Of course, Diana ate here. Is that fantastical or predictable — or both? She obviously found this dedication to her myth so delightful as to be edible, and she came here many times after it opened in 1988. The report of her initial visit is on the wall as well, in the form of a splash in the People. The accompanying photograph has Diana sitting in the window — she looks like a Diana impersonator — under yet more photographs of herself.

The owner Abdul Basit’s reaction to this visit is also on the wall in a newspaper feature. ‘I was stunned,’ he said then. ‘I tried to stay calm as I brought a cappuccino over to her. My hand was shaking.’

He was going to call Café Diana ‘Café Abdul’, he said, but it sounded wrong, and then he learnt he was Diana’s neighbour. The Russian embassy is also his neighbour, but it didn’t make the shortlist, even if I would have eaten there. Today Basit says from his chair: ‘She liked the full English breakfast.’

There are letters on the wall too.

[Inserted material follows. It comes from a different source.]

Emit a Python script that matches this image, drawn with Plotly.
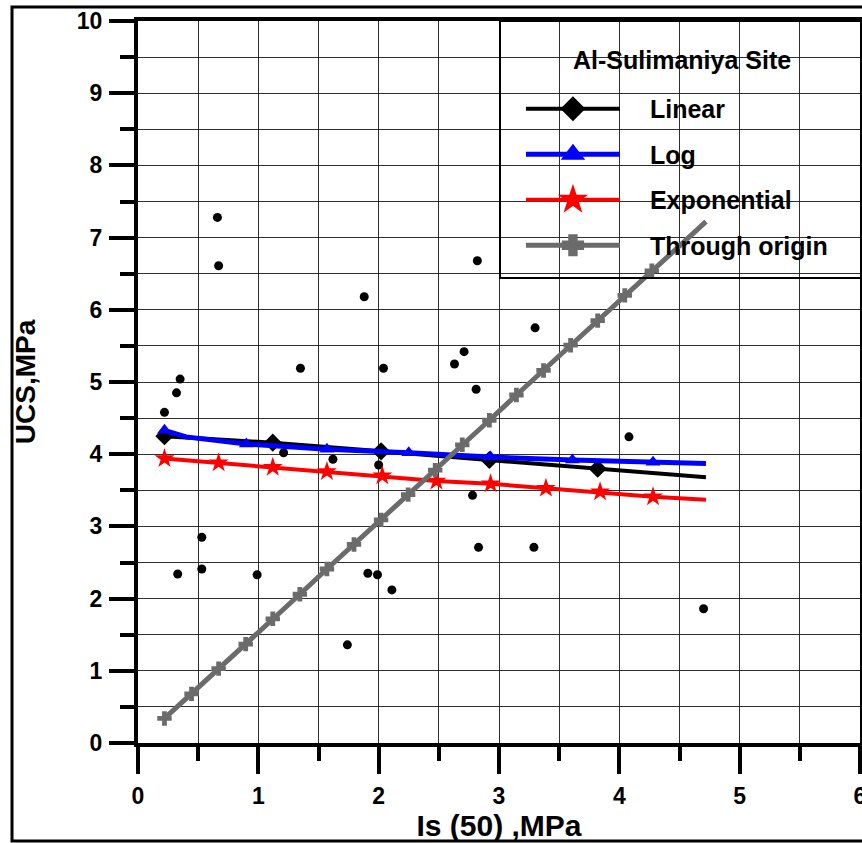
import plotly.graph_objects as go

# ---- data ----
pt_x = [0.66, 0.67, 0.22, 0.32, 0.35, 0.33, 0.53, 0.53, 0.99, 1.21, 1.35, 1.62, 1.74, 1.88, 1.91,
        1.99, 2.00, 2.03, 2.04, 2.11, 2.63, 2.71, 2.81, 2.78, 2.83, 2.82, 3.30, 3.29, 4.08, 4.70]
pt_y = [7.28, 6.61, 4.58, 4.85, 5.04, 2.34, 2.85, 2.41, 2.33, 4.02, 5.19, 3.93, 1.36, 6.18, 2.35,
        2.33, 3.85, 4.03, 5.19, 2.12, 5.25, 5.42, 4.90, 3.43, 2.71, 6.68, 5.75, 2.71, 4.24, 1.86]

lin_x = [0.22, 1.12, 2.02, 2.92, 3.82, 4.72]
lin_y = [4.25, 4.16, 4.04, 3.92, 3.80, 3.68]
lin_mx = [0.22, 1.12, 2.02, 2.92, 3.82]
lin_my = [4.25, 4.16, 4.04, 3.92, 3.80]

log_x = [0.22, 0.40, 0.90, 1.57, 2.25, 2.93, 3.61, 4.28, 4.72]
log_y = [4.33, 4.24, 4.14, 4.07, 4.02, 3.96, 3.92, 3.89, 3.87]
log_mx = [0.22, 0.90, 1.57, 2.25, 2.93, 3.61, 4.28]
log_my = [4.33, 4.14, 4.07, 4.02, 3.96, 3.92, 3.89]

exp_x = [0.22, 0.67, 1.12, 1.57, 2.03, 2.48, 2.93, 3.39, 3.84, 4.28, 4.72]
exp_y = [3.94, 3.88, 3.82, 3.76, 3.70, 3.63, 3.59, 3.53, 3.48, 3.41, 3.37]

org_x = [0.22, 0.445, 0.67, 0.895, 1.12, 1.345, 1.57, 1.795, 2.02, 2.245, 2.47, 2.695,
         2.92, 3.145, 3.37, 3.595, 3.82, 4.045, 4.27, 4.72]
org_y = [0.34, 0.68, 1.03, 1.37, 1.72, 2.06, 2.41, 2.75, 3.09, 3.44, 3.78, 4.13,
         4.47, 4.82, 5.16, 5.51, 5.85, 6.20, 6.54, 7.22]

series_names = ["Linear", "Log", "Exponential", "Through origin"]
legend_title = "Al-Sulimaniya Site"
x_title = "Is (50) ,MPa"
y_title = "UCS,MPa"

BLACK = "#000000"
BLUE = "#0000ff"
RED = "#ff0000"
GRAY = "#6b6b6b"
FONT = "Liberation Sans, Arial, sans-serif"
GRID = "#2e2e2e"

fig = go.Figure()

# observed points
fig.add_trace(go.Scatter(x=pt_x, y=pt_y, mode="markers", showlegend=False,
                         marker=dict(color=BLACK, size=9)))

fits = [
    (series_names[0], lin_x, lin_y, lin_mx, lin_my, BLACK, 4, "diamond", 14),
    (series_names[1], log_x, log_y, log_mx, log_my, BLUE, 5, "triangle-up", 13),
    (series_names[2], exp_x, exp_y, exp_x[:-1], exp_y[:-1], RED, 4, "star", 15),
    (series_names[3], org_x, org_y, org_x[:-1], org_y[:-1], GRAY, 5, "cross", 12),
]
for i, (nm, lx, ly, mx, my, col, lw, sym, ms) in enumerate(fits):
    fig.add_trace(go.Scatter(x=lx, y=ly, mode="lines", showlegend=False,
                             line=dict(color=col, width=lw)))
    fig.add_trace(go.Scatter(x=mx, y=my, mode="markers", showlegend=False,
                             marker=dict(color=col, size=ms, symbol=sym, line=dict(width=0))))
    fig.add_trace(go.Scatter(x=[None], y=[None], mode="lines+markers",
                             name="\u2002\u2002" + nm,
                             legendgroup="g%d" % i,
                             line=dict(color=col, width=lw),
                             marker=dict(color=col, size=16, symbol=sym,
                                         line=dict(width=3, color=col))))

axis_common = dict(
    showline=True, linewidth=4, linecolor=BLACK, mirror=True,
    ticks="outside", tickwidth=4, tickcolor=BLACK,
    showgrid=True, gridcolor=GRID, gridwidth=1.3,
    zeroline=False, dtick=1, tick0=0, automargin=False,
    ticklabeloverflow="allow",
    tickfont=dict(family=FONT, size=23, color=BLACK, weight="bold"),
)

fig.update_xaxes(
    range=[0, 6], ticklen=27, ticklabelstandoff=2,
    minor=dict(dtick=0.5, ticks="outside", ticklen=14, tickwidth=4, tickcolor=BLACK,
               showgrid=True, gridcolor=GRID, gridwidth=1.3),
    title=dict(text=x_title, standoff=4,
               font=dict(family=FONT, size=30, color=BLACK, weight="bold")),
    **axis_common)
fig.update_yaxes(
    range=[0, 10], ticklen=25, ticklabelstandoff=2,
    minor=dict(dtick=0.5, ticks="outside", ticklen=14, tickwidth=4, tickcolor=BLACK,
               showgrid=True, gridcolor=GRID, gridwidth=1.3),
    title=dict(text=y_title, standoff=34,
               font=dict(family=FONT, size=28, color=BLACK, weight="bold")),
    **axis_common)

# outer frame and legend box (decoration in paper coords)
shapes = [
    dict(type="rect", xref="paper", yref="paper", x0=-0.1745, x1=1.03, y0=-0.1357, y1=1.0194,
         line=dict(color=BLACK, width=3), fillcolor="rgba(0,0,0,0)", layer="above"),
    dict(type="rect", xref="paper", yref="paper", x0=0.5014, x1=1.03, y0=0.644, y1=1.0,
         line=dict(color=BLACK, width=2), fillcolor="rgba(0,0,0,0)", layer="above"),
]
annotations = [
    dict(text=legend_title, xref="paper", yref="paper", x=0.7535, y=0.946,
         xanchor="center", yanchor="middle", showarrow=False,
         font=dict(family=FONT, size=25, color=BLACK, weight="bold")),
]
fig.update_layout(
    width=862, height=843,
    margin=dict(l=138, r=2, t=21, b=100),
    paper_bgcolor="white", plot_bgcolor="white",
    shapes=shapes, annotations=annotations,
    legend=dict(
        x=0.5304, y=0.91, xanchor="left", yanchor="top",
        bgcolor="rgba(0,0,0,0)", borderwidth=0,
        traceorder="grouped", tracegroupgap=10, itemwidth=94,
        font=dict(family=FONT, size=25, color=BLACK, weight="bold"),
    ),
)

fig.write_html("out.html", config={"displayModeBar": False},
               post_script="document.body.style.margin='0';")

In 1992 her private secretary, Patrick Jephson, wrote: ‘The princess hopes that her familiar “neighbour” and its customers will enjoy many years of prosperity.’ In 1994 he was more ambiguous: ‘The Princess of Wales has asked me to say how touched she was by your birthday greetings together with the beautiful flowers. Though they mark the inexorable passage of another year they are no less appreciated.’ Did she know her office posted existential letters to cafés? In 1997 she wrote in her own hand, plaintively: ‘I wanted to write personally, to thank you so very much for the beautiful flowers you sent for my birthday.’

I eat a bad full English breakfast. They do Middle Eastern food, but it is only 10 a.m.; perhaps that is better? Because the eggs are lukewarm, the sausages are cheap and spongy and the bacon glistens and wobbles horribly. It doesn’t matter. This is not a café at all. It is a specialist archive with only one subject: the co-dependency that sprang up between a princess and a greasy spoon. Royalty makes the human divine and if Café Diana fails to make the same contortion with the breakfast I forgive it for the zeal of the attempt.